If you have ever wondered how we got to be, in the Western World, a bunch of shallow, egotistical, materialistic and money-hankering bastards, you can find a reason right here in Esquire magazine, by way of its very pointless existence.
It's a modern-day chicken-and-the-egg; Did Esquire make us cunts? Or did Esquire spring forth from Cuntdom?
A few days ago, my boss left a copy of this filthy aspirerag in the toilets at work. I suggested he was trying to make a political, anti-consumerist stance in its very placement. He maintained he'd read it from cover to cover and simply couldn't be bothered to hang on to it any longer.
And it is worse than Hitler.
Esquire sums up all that is wrong with middle-class aspirations; it is meaningless, empty and vapid. As I blankly picked up its glossy pages whilst intending to rid my bladder of excreta, I flicked through its desire-saturated pages and felt a desperate pang for a return to humanity.
Instantly, immediately, I wanted a better body. I felt gangrenous for not having the chiselled physique of Djimon Hounsou as he reclined self-consciously in the sun. I pondered lasciviously over an anonymous, brow-furrowing squarejawed gutfuck looking self-absorbed in a Paul Smith shmutter. I hankered desperately for the easy look of Jude fucking Law as he walked self-reverentially from a 1950's aircraft, puckering over his fucking shoulder in a Dunhill fucking jacket.
Ultimately, I felt overwhelmingly self-useless, and I hadn't even pulled my penis out yet.
What struck me first, as I began to urinate in angry spurts, was the glut of adverts; Greek Gods in Hermes suits, A-List Slebs in dinner jackets, obscenely homosexual drones brooding from behind a pair of Ray-Bans. As I continued to flick, I found some actual content. Most of it was hopelessly aspirational; Business pages with a holier-than-thou bollock-swaggering arrogance, commentary from fame-addled, brain-dead aresebuckets, and the worst kind of demi-sponsored photoshoots.
The most despicable was a good half-dozen pages devoted to Citywear. Some shaven-headed cuntbasket had been employed to stare like a dribbling Jerry Springer fan from amid the woefully trendy wreck of a train crash. I continued to flick in slack-jawed astonishment at heavily Photoshopped images of explosions and upturned carriages ripped asunder as this utter zombie of a man in a dapper Dolce & Gabbana suit pretended to run, or pointed and grimaced at something off-camera, trying to entice me into buying a £2,000 suit.

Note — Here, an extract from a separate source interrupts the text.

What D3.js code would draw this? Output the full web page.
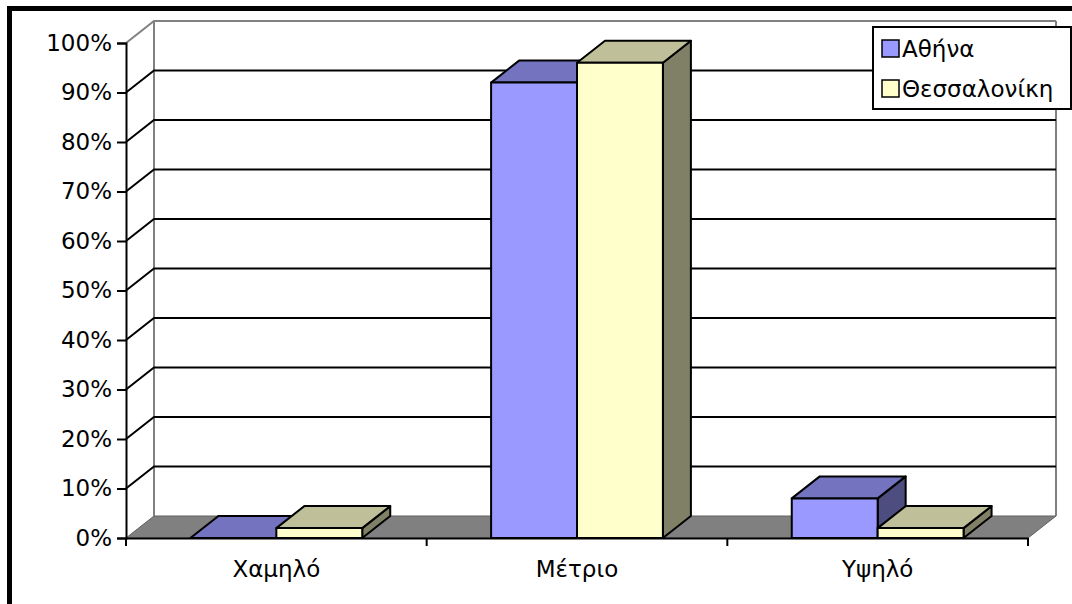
<!DOCTYPE html>
<html>
<head>
<meta charset="utf-8">
<script src="https://cdn.jsdelivr.net/npm/d3@7"></script>
<style>
  body { margin: 0; background: #fff; }
  text { font-family: "DejaVu Sans", sans-serif; fill: #000; }
</style>
</head>
<body>
<div id="chart"></div>
<script>
// data
var categories = ["Χαμηλό", "Μέτριο", "Υψηλό"];
var seriesNames = ["Αθήνα", "Θεσσαλονίκη"];
var athens = [0, 92, 8];
var thessaloniki = [2, 96, 2];
var yTicks = [0, 10, 20, 30, 40, 50, 60, 70, 80, 90, 100];

// face colours: front, top, side
var frontColors = ["#9999FF", "#FFFFCC"];
var topColors = ["#7373BF", "#BFBF99"];
var sideColors = ["#4D4D80", "#808066"];

var W = 1072, H = 604;
var plotLeft = 126, plotRight = 1028, plotBottom = 538, plotTop = 43;
var dx = 28, dy = 22;   // depth offset of the 3d box
var fontSize = 23;

var svg = d3.select("#chart")
  .append("svg")
    .attr("width", W)
    .attr("height", H);

var x = d3.scaleBand()
  .domain(categories)
  .range([plotLeft, plotRight])
  .padding(0);

var xs = d3.scaleBand()
  .domain(seriesNames)
  .range([0, x.bandwidth()])
  .paddingInner(0)
  .paddingOuter(0.75);

var y = d3.scaleLinear()
  .domain([0, 100])
  .range([plotBottom, plotTop]);

function pts(a) { return a.map(function(p) { return p.join(","); }).join(" "); }

// outer chart border
svg.append("rect")
  .attr("x", 9.5).attr("y", 8.5)
  .attr("width", W + 20).attr("height", H + 20)
  .attr("fill", "none")
  .attr("stroke", "#000")
  .attr("stroke-width", 5);

// left wall edge + back wall edges
svg.append("line")
  .attr("x1", plotLeft + dx).attr("y1", y(100) - dy)
  .attr("x2", plotLeft + dx).attr("y2", y(0) - dy)
  .attr("stroke", "#808080").attr("stroke-width", 2);
svg.append("line")
  .attr("x1", plotRight + dx).attr("y1", y(100) - dy)
  .attr("x2", plotRight + dx).attr("y2", y(0) - dy)
  .attr("stroke", "#808080").attr("stroke-width", 2);

// gridlines on left wall and back wall
yTicks.forEach(function(t) {
  if (t === 0) return;
  var col = t === 100 ? "#808080" : "#000";
  svg.append("polyline")
    .attr("points", pts([[plotLeft, y(t)], [plotLeft + dx, y(t) - dy], [plotRight + dx, y(t) - dy]]))
    .attr("fill", "none")
    .attr("stroke", col)
    .attr("stroke-width", 2);
});

// floor
svg.append("polygon")
  .attr("points", pts([[plotLeft, y(0)], [plotLeft + dx, y(0) - dy], [plotRight + dx, y(0) - dy], [plotRight, y(0)]]))
  .attr("fill", "#808080")
  .attr("stroke", "#606060")
  .attr("stroke-width", 1);

// bars, left to right so each one covers the side of the one before
var bars = [];
categories.forEach(function(c, i) {
  bars.push({cat: c, s: 0, v: athens[i]});
  bars.push({cat: c, s: 1, v: thessaloniki[i]});
});

bars.forEach(function(d) {
  var x0 = x(d.cat) + xs(seriesNames[d.s]);
  var w = xs.bandwidth();
  var yt = y(d.v), yb = y(0);
  var g = svg.append("g")
    .attr("stroke", "#000")
    .attr("stroke-width", 2)
    .attr("stroke-linejoin", "round");
  g.append("polygon")
    .attr("points", pts([[x0 + w, yb], [x0 + w + dx, yb - dy], [x0 + w + dx, yt - dy], [x0 + w, yt]]))
    .attr("fill", sideColors[d.s]);
  g.append("polygon")
    .attr("points", pts([[x0, yt], [x0 + dx, yt - dy], [x0 + w + dx, yt - dy], [x0 + w, yt]]))
    .attr("fill", topColors[d.s]);
  if (d.v > 0) {
    g.append("rect")
      .attr("x", x0).attr("y", yt)
      .attr("width", w).attr("height", yb - yt)
      .attr("fill", frontColors[d.s]);
  }
});

// y axis
var axisY = svg.append("g")
  .attr("transform", "translate(" + plotLeft + ",0)")
  .call(d3.axisLeft(y).tickValues(yTicks).tickSize(9).tickPadding(5)
    .tickFormat(function(d) { return d + "%"; }));
axisY.select(".domain").attr("stroke", "#000").attr("stroke-width", 2);
axisY.selectAll(".tick line").attr("stroke", "#000").attr("stroke-width", 2);
axisY.selectAll(".tick text")
  .attr("font-size", fontSize)
  .attr("font-family", "DejaVu Sans, sans-serif")
  .attr("fill", "#000");

// x axis
var axisX = svg.append("g")
  .attr("transform", "translate(0," + plotBottom + ")")
  .call(d3.axisBottom(x).tickSize(0).tickPadding(23));
axisX.select(".domain").attr("stroke", "#000").attr("stroke-width", 2);
axisX.selectAll(".tick text")
  .attr("font-size", fontSize)
  .attr("font-family", "DejaVu Sans, sans-serif")
  .attr("fill", "#000");
// category divider ticks
var edges = categories.map(function(c) { return x(c); }).concat([plotRight]);
svg.selectAll(".xdiv")
  .data(edges)
  .enter().append("line")
    .attr("x1", function(d) { return d; })
    .attr("x2", function(d) { return d; })
    .attr("y1", plotBottom)
    .attr("y2", plotBottom + 8)
    .attr("stroke", "#000")
    .attr("stroke-width", 2);

// legend
var legend = svg.append("g").attr("transform", "translate(873,27)");
legend.append("rect")
  .attr("width", 198).attr("height", 82)
  .attr("fill", "#fff")
  .attr("stroke", "#000")
  .attr("stroke-width", 2);
seriesNames.forEach(function(n, i) {
  legend.append("rect")
    .attr("x", 9).attr("y", 13 + i * 40)
    .attr("width", 17).attr("height", 17)
    .attr("fill", frontColors[i])
    .attr("stroke", "#000")
    .attr("stroke-width", 1.5);
  legend.append("text")
    .attr("x", 29).attr("y", 30 + i * 40)
    .attr("font-size", fontSize)
    .text(n);
});
</script>
</body>
</html>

But all I could be enticed into was murder.
Ultimately, I wished I was there at the brainstorm - the self-reverential meeting where pony-tailed advertising mavens sat, their legs at perfect right angles and their jaws jutting out into the room like gatecrashing boars at a barmitzvah, revealing to a rapt crowd of absurd fashionistas their quasi-ironic dreams of an overwhelmingly trendy photoshoot using a fucking commuter disaster as a backdrop.
I swear to Jehovah, Buddha, Allah and the little pixies at the bottom of the garden that I would've gleefully shoved their swollen unimaginative heads into a blender while they continued to expound their vision of pouting manwhores flogging aftershave at Ground Zero. I could've cared less as I painted their balls with Bonios, setting ravenously hungry Dobermans at their crotches while they argued for a centrefold strip amid the desolation of Kabul. I would've thought nought of hammering rusty spikes under their pontificating fucking fingernails while they suggested installing catwalks at Auschwitz and taking moody, black and white pictures.
These are the motherfuckers that push house prices up. They made the East End trendy. They set impossible image standards for mankind, and make any future sexual adventures on my part ruthlessly redundant.
That, and I look like a fat gerbil.
They have studied all of humanity with a lazy eye and deemed them slavish consumers, over-spenders who must pay ten times the going rate for clothing simply because it was designed by a student working under the aegis of an Italian. They convince us that to be admired, wanted, loved, you'll need money and a large amount of style - providing they've approved it first.
And they can bite me. I'm sticking to ten bob t-shirts from Primark.
And guess who's getting all the sex???
Can someone please lend me two grand?